The antitank gunners also coolly held their fire until the German tanks were close. One team defended a critical hill called Tadjera Khir, which dominated the whole of the XXX Corps’ defenses. It knocked out one oncoming panzer, but a second tank landed a hit that wounded the gun layer in his right eye. Unperturbed, he simply continued aiming with his left eye and knocked out a third tank.

By 10 a.m. Rommel’s advance had stalled. “It was an absolute gift,” Montgomery wrote afterward, “the man must be mad.”

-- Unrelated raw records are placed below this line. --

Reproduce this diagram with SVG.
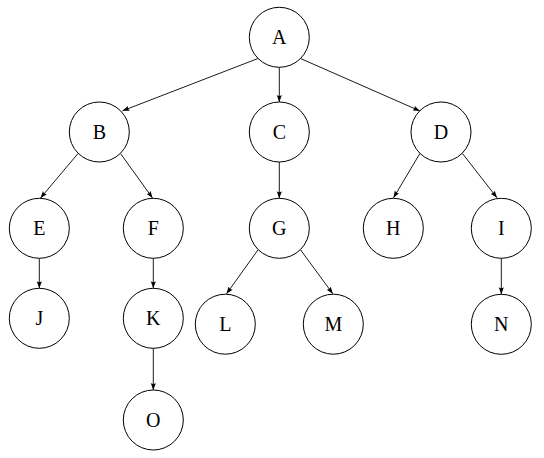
<svg xmlns="http://www.w3.org/2000/svg" width="544" height="458" viewBox="0 0 544 458">
<style>
.n circle{fill:#fff;stroke:#000;stroke-width:1}
.n text{font-family:"Liberation Serif","Times New Roman",serif;font-size:20px;text-anchor:middle;fill:#000}
.e line{stroke:#000;stroke-width:0.9;marker-end:url(#ah)}
</style>
<defs>
<marker id="ah" markerUnits="userSpaceOnUse" markerWidth="8" markerHeight="6" refX="7" refY="3" orient="auto" viewBox="0 0 8 6">
<path d="M0,0.4 Q2,3 0,5.6 L7,3 Z" fill="#000"/>
</marker>
</defs>
<rect width="544" height="458" fill="#fff"/>
<g id="edges" class="e">
<line x1="258" y1="58.5" x2="122.5" y2="110.8"/>
<line x1="279.3" y1="67.3" x2="279.3" y2="102"/>
<line x1="300.5" y1="58.5" x2="420" y2="111"/>
<line x1="78" y1="153.5" x2="40.5" y2="198"/>
<line x1="120.5" y1="153.5" x2="152.5" y2="198"/>
<line x1="279.3" y1="162" x2="279.3" y2="198.3"/>
<line x1="420" y1="153.3" x2="393.5" y2="197.8"/>
<line x1="462.3" y1="153.3" x2="497" y2="197.8"/>
<line x1="258.2" y1="249.6" x2="226.5" y2="293.8"/>
<line x1="300.4" y1="249.6" x2="332.8" y2="293.8"/>
<line x1="39.3" y1="258.3" x2="39.3" y2="288.3"/>
<line x1="153.3" y1="258.3" x2="153.3" y2="288.3"/>
<line x1="153.3" y1="348.3" x2="153.3" y2="390"/>
<line x1="501.3" y1="258.3" x2="501.3" y2="294.3"/>
</g>
<g id="A" class="n"><circle cx="279.3" cy="37.3" r="30"/><text x="279.3" y="43.8">A</text></g>
<g id="B" class="n"><circle cx="99.3" cy="132" r="30"/><text x="99.3" y="138.8">B</text></g>
<g id="C" class="n"><circle cx="279.3" cy="132" r="30"/><text x="279.3" y="138.8">C</text></g>
<g id="D" class="n"><circle cx="441" cy="132" r="30"/><text x="441" y="138.8">D</text></g>
<g id="E" class="n"><circle cx="39.3" cy="228.3" r="30"/><text x="39.3" y="235">E</text></g>
<g id="F" class="n"><circle cx="153.3" cy="228.3" r="30"/><text x="153.3" y="235">F</text></g>
<g id="G" class="n"><circle cx="279.3" cy="228.3" r="30"/><text x="279.3" y="235">G</text></g>
<g id="H" class="n"><circle cx="393.3" cy="228.3" r="30"/><text x="393.3" y="235">H</text></g>
<g id="I" class="n"><circle cx="501.3" cy="228.3" r="30"/><text x="501.3" y="235">I</text></g>
<g id="J" class="n"><circle cx="39.3" cy="318.3" r="30"/><text x="39.3" y="325">J</text></g>
<g id="K" class="n"><circle cx="153.3" cy="318.3" r="30"/><text x="153.3" y="325">K</text></g>
<g id="L" class="n"><circle cx="225.3" cy="324.2" r="30"/><text x="225.3" y="330.9">L</text></g>
<g id="M" class="n"><circle cx="333.3" cy="324.2" r="30"/><text x="333.3" y="330.9">M</text></g>
<g id="N" class="n"><circle cx="501.3" cy="324.3" r="30"/><text x="501.3" y="331">N</text></g>
<g id="O" class="n"><circle cx="153.3" cy="420" r="30"/><text x="153.3" y="426.7">O</text></g>
</svg>
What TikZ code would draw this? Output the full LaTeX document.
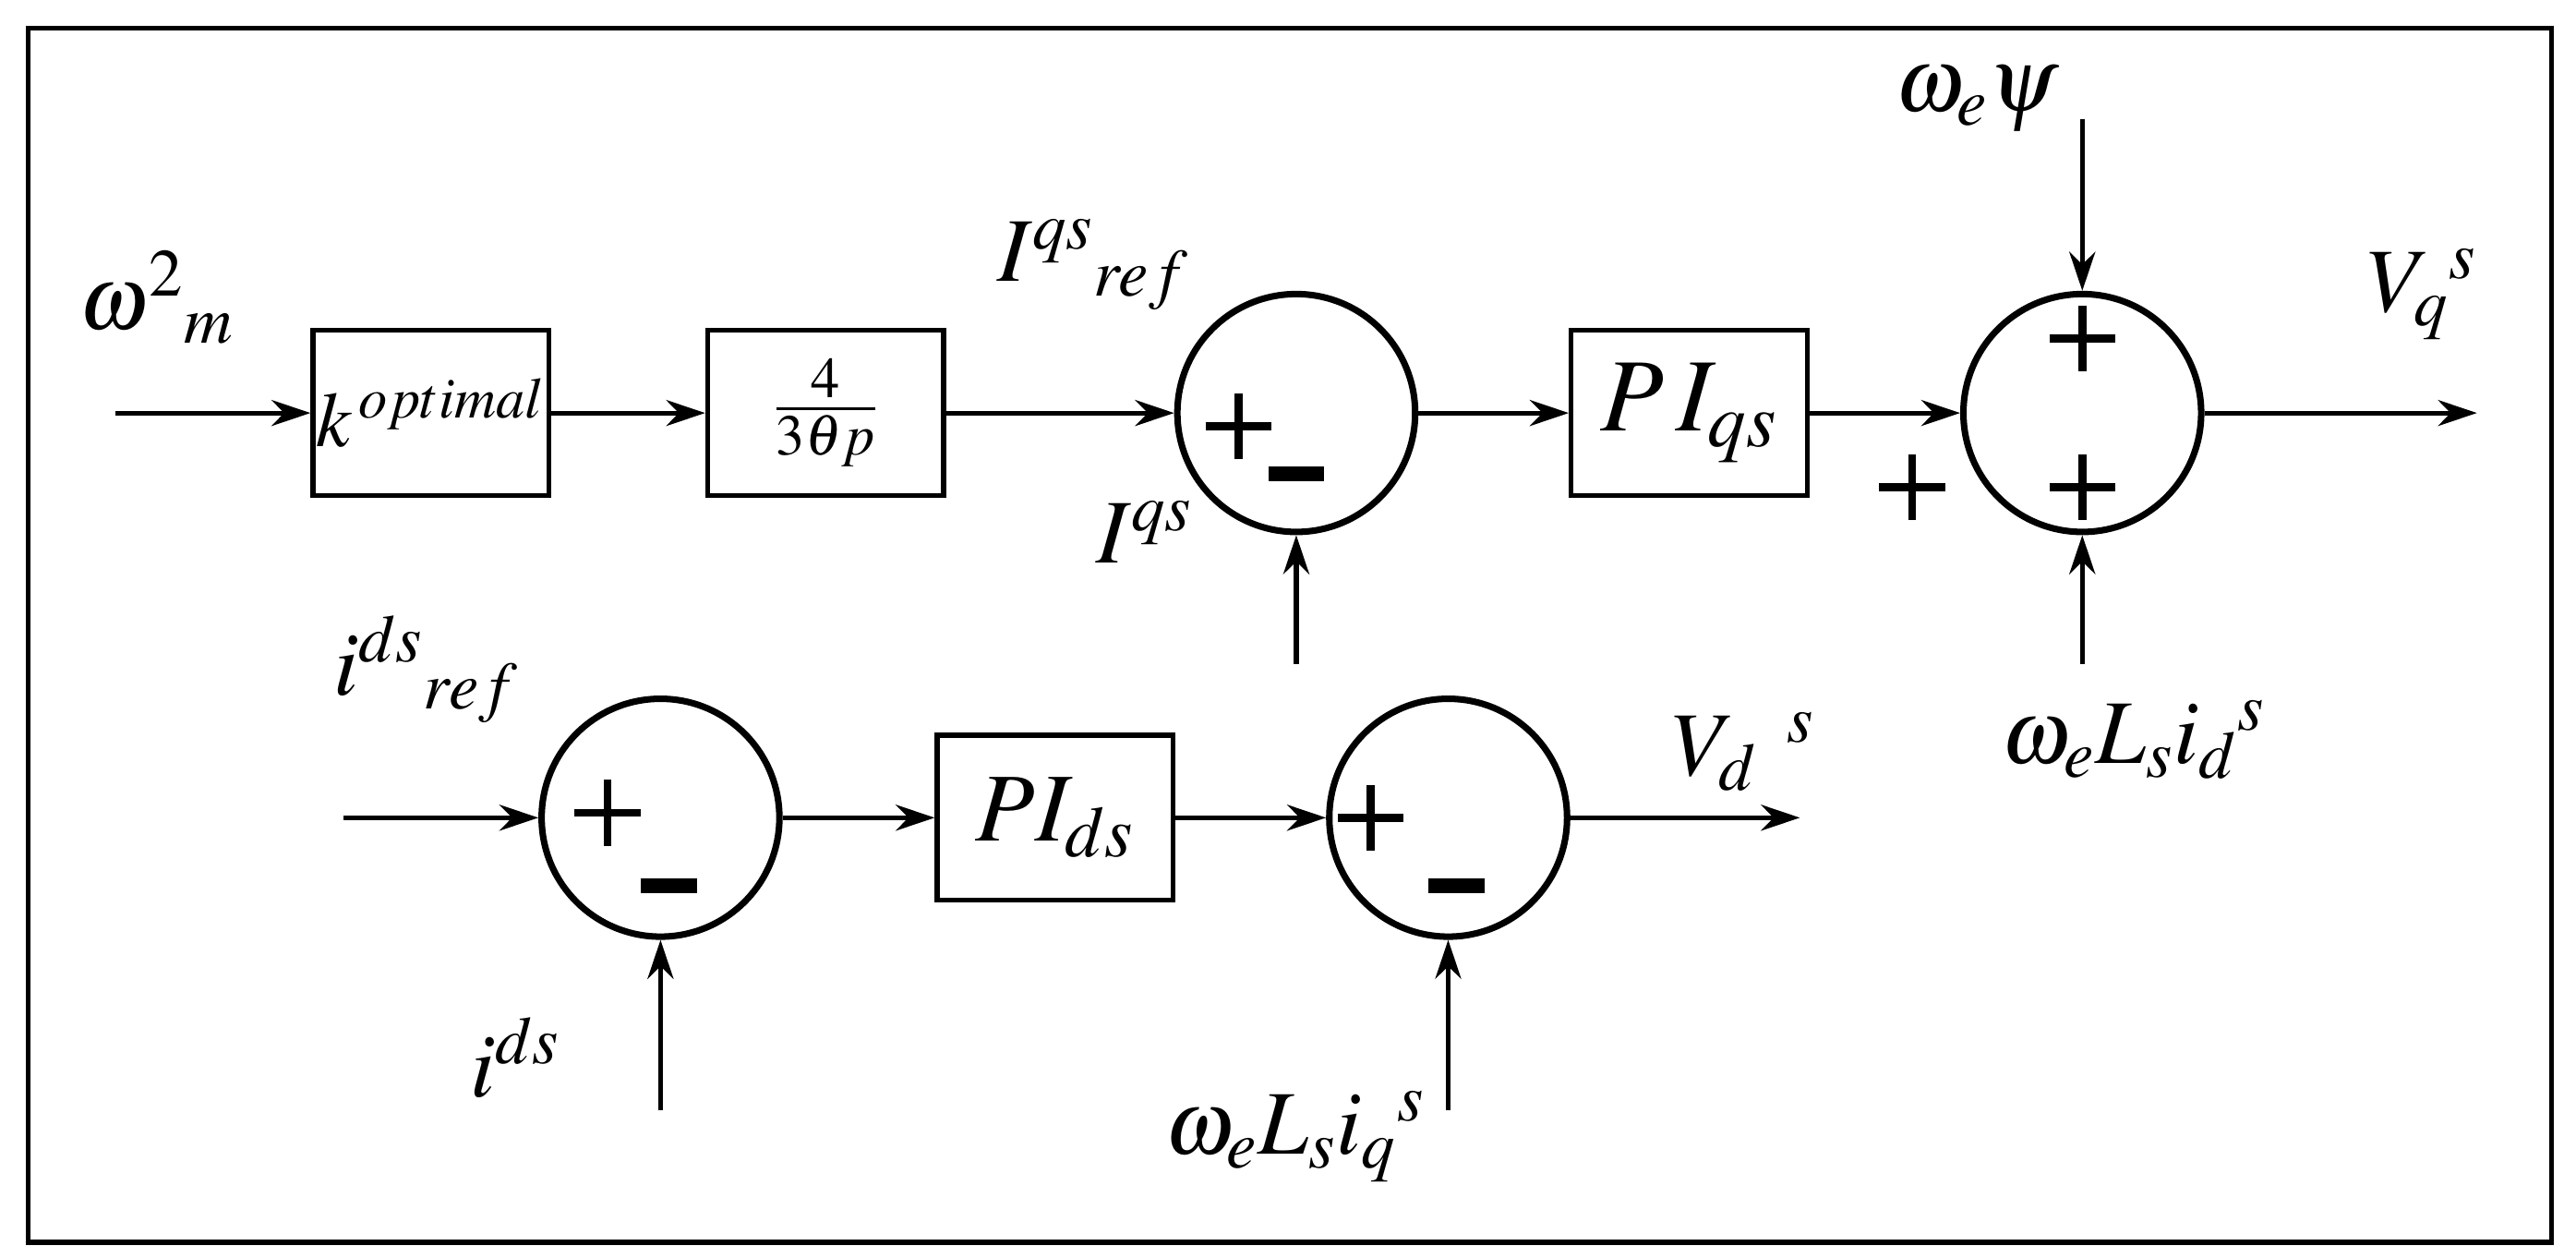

At noon General Hans Cramer, who had taken command of the Afrika Korps the day before, reported to Rommel that his tanks were at a standstill. Rommel suspected that Italian officers had betrayed the operation; he could not have realized that Monty had known about Operation Capri from Ultra code-breakers and his own intelligence.

The Axis force launched a second assault at 2:30 p.m. This time the infantry preceded the tanks, but an entire British corps unleashed an artillery barrage on them. Highlanders called it a “wonderful shoot,” with field-gray troops “dropping like ninepins.” Referring to Rommel, Montgomery remarked, “The Marshal has made a balls of it.”

At nightfall Rommel called off the attack, having lost 52 tanks—more than a third of his armor—and 635 men. Montgomery had taken 130 casualties but had not lost a single tank. Virtually all the destroyed German armor had fallen victim to antitank fire except for seven knocked out by a squad of Shermans, the only British tanks committed to the battle.

Major General Francis Wilfred de Guingand, Montgomery’s chief of staff, called the perfectly fought defensive Battle of Medenine “a little classic of its own.” Winston Churchill declared, “Nothing like this example of the power of massed antitank artillery had yet been seen against armour.”

For Rommel, Medenine was a catastrophe. “A great gloom settled over us all,” he later wrote. “For the Army Group to remain longer in Africa was now plain suicide.” Three days later, the Desert Fox handed over the reins to von Arnim and flew to Rome on sick leave, never to return to North Africa.